Altcademy - a Forbes magazine logo Best Coding Bootcamp 2023

How to delete columns in Pandas

Understanding DataFrames in Pandas

Before we dive into the process of deleting columns in Pandas, let's get a grasp on what a DataFrame is. Think of a DataFrame as a table, much like the kind you'd find in a spreadsheet. It has rows and columns, where each column can be thought of as a different attribute or feature, and each row is an individual record or data point.

Setting Up Your Environment

To get started, you'll need to have Pandas installed in your Python environment. If you haven't done this yet, you can install it using pip, which is a package installer for Python. Just run the following command in your terminal or command prompt:

pip install pandas

Now, let's import Pandas in our Python script or Jupyter notebook:

import pandas as pd

The pd is a common alias for Pandas. It's like giving a nickname to Pandas so we don't have to type 'pandas' every time we want to use a function from the library.

Creating a Simple DataFrame

Before we can delete columns, we need a DataFrame to work with. Let's create a simple one:

data = {
    'Name': ['Alice', 'Bob', 'Charlie'],
    'Age': [25, 30, 35],
    'City': ['New York', 'Paris', 'London']
}

df = pd.DataFrame(data)

This code creates a DataFrame with three columns: 'Name', 'Age', and 'City', and three rows of data.
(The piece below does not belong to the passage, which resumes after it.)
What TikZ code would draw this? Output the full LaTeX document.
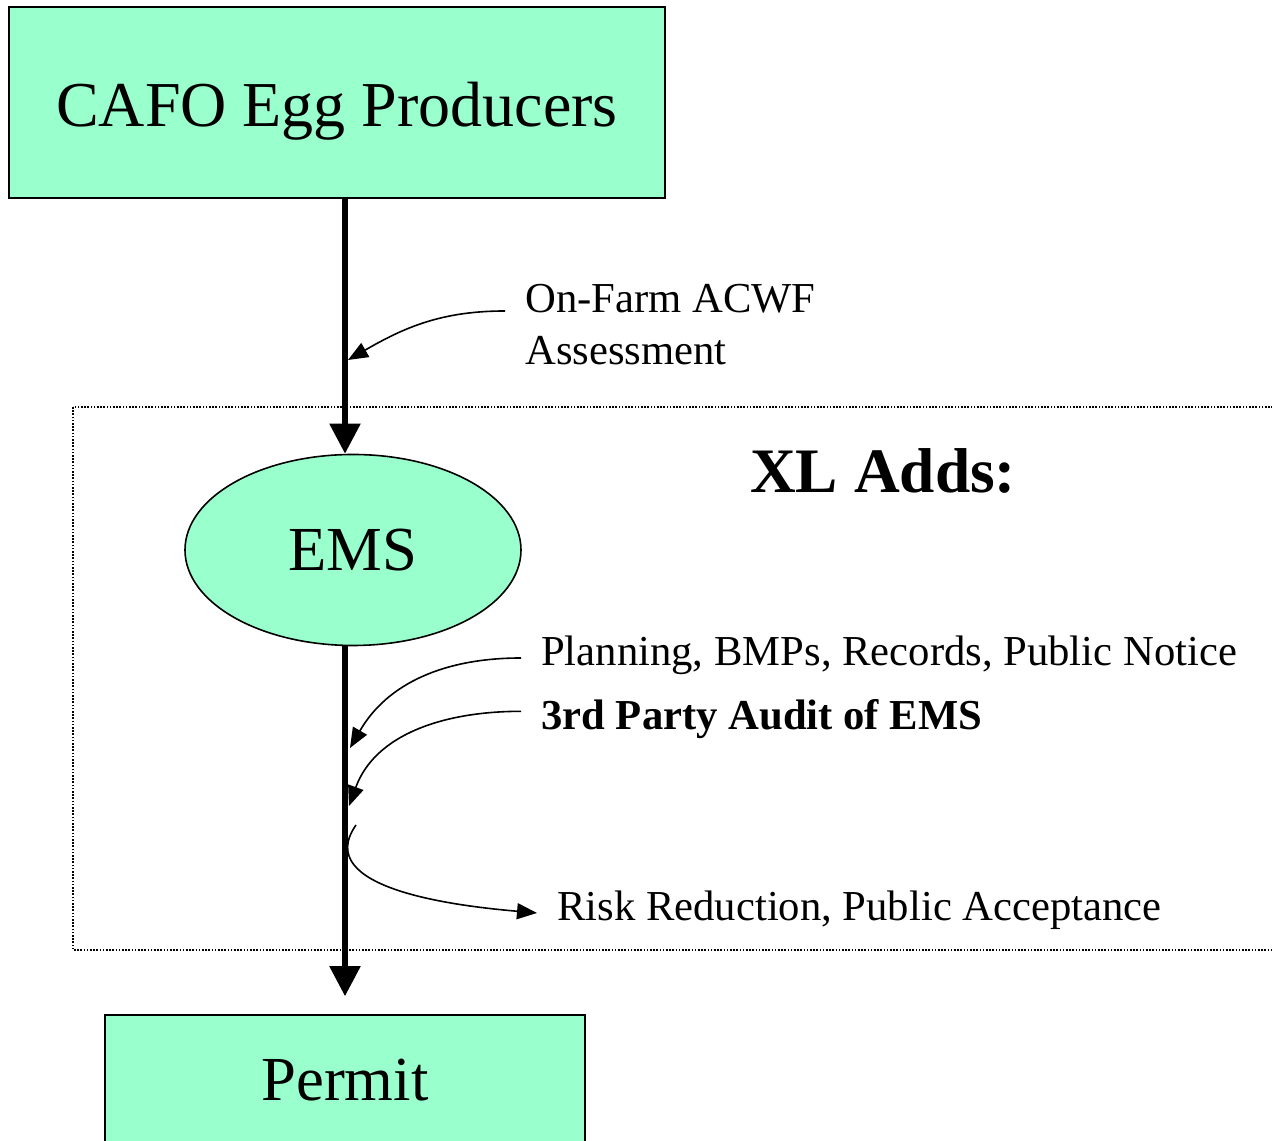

Deleting Columns Using drop

Pandas provides a method called drop that we can use to remove columns. The drop method requires at least one parameter, which is the label or labels (names) of the columns you want to remove.

Deleting a Single Column

To delete a single column, you can pass the column name as a string to the drop method:

df = df.drop('Age', axis=1)

Here, axis=1 specifies that we want to drop a column, not a row. If you think of axis as dimensions, axis=0 represents rows (horizontal), and axis=1 represents columns (vertical).

Deleting Multiple Columns

To delete multiple columns, you can pass a list of column names:

df = df.drop(['Age', 'City'], axis=1)

This will remove both the 'Age' and 'City' columns from the DataFrame.

Using inplace Parameter

If you don't want to assign the result to a new variable, you can use the inplace=True parameter, which will modify the DataFrame in place:

df.drop('Age', axis=1, inplace=True)

After running this code, df will no longer include the 'Age' column, and you don't need to assign the result back to df.

Deleting Columns Using del

Another way to remove a column from a DataFrame is by using the del keyword. This method is more straightforward but can only be used to delete one column at a time:

del df['City']

After executing this code, the 'City' column will be removed from df.

Deleting Columns Based on Condition

Sometimes you may want to delete columns based on a specific condition. For example, you might want to remove all columns where all values are NaN (Not a Number, which is Pandas' way of indicating missing data).

Here's how you could do that:

df = df.dropna(axis=1, how='all')

The dropna method drops rows or columns with missing data. The axis=1 argument tells Pandas to look at columns, and how='all' specifies that only columns where all values are NaN should be dropped.

Renaming Columns After Deletion

After deleting columns, you might end up with a DataFrame that has column names that don't make sense anymore. You can rename columns using the rename method:

df = df.rename(columns={'Name': 'FirstName'})

This renames the 'Name' column to 'FirstName'.

Conclusion

Deleting columns in Pandas is like tidying up a room; it helps you focus on the things you need and removes unnecessary clutter. Whether you're pruning your dataset to make it more manageable or preparing it for analysis, knowing how to efficiently delete columns is a valuable skill in data manipulation.

Remember, the drop method is your multi-tool, capable of handling single or multiple columns and offering the flexibility of in-place operations. The del keyword is like a quick swipe that removes a column instantly. And, if you ever need to clean up after the deletion, renaming columns can help maintain clarity in your dataset.

As you continue your programming journey, you'll find that these operations become second nature. Just like organizing a bookshelf becomes easier the more you do it, manipulating data in Pandas will become more intuitive with practice. Keep experimenting, keep learning, and soon you'll be handling data with the finesse of a seasoned data scientist.